Originally from upstate NY, I’m now an honorary Pennsylvanian, having lived here for the past 18 years.

I grew up spending weekends on my dad’s off-the-grid homestead, where I spent much of my childhood roaming the woods and getting my hands dirty.

I learned how to do things most little kids haven’t done in over a century.

Whether it was pressing apples in the fall for homemade cider, trudging through the early spring snows of upstate NY to tap trees for maple syrup, or canning everything that grew in the garden in the summer - there were always new adventures with each season.

As an adult, I continue to draw on the skills I learned as a kid. I love my Wi-Fi and knowing pizza is only a phone call away. And I’m okay with never revisiting the adventure that is using an outhouse in the middle of January.

These days, I tend to be almost a homesteader.

I take an eclectic approach to homesteading, utilizing modern convenience where I want and choosing the rustic ways of my childhood as they suit me.

I’m a firm believer in self-sufficiency, no matter where you live, and the power and pride that comes from doing something for yourself.

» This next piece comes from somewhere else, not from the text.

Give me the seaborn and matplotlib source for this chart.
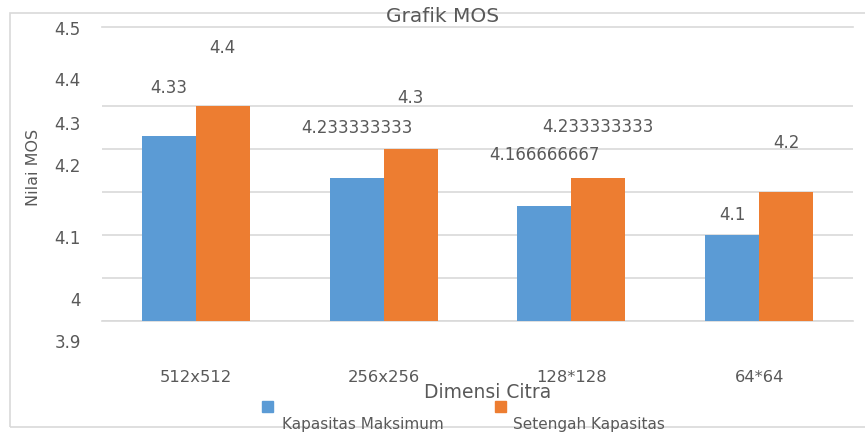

I’ve always had a garden, even when the only space available was the roof of my apartment building. I’ve been knitting since age seven, and I spin and dye my own wool as well. If you can ferment it, it’s probably in my pantry or on my kitchen counter. And I can’t go more than a few days without a trip into the woods looking for mushrooms, edible plants, or the sound of the wind in the trees.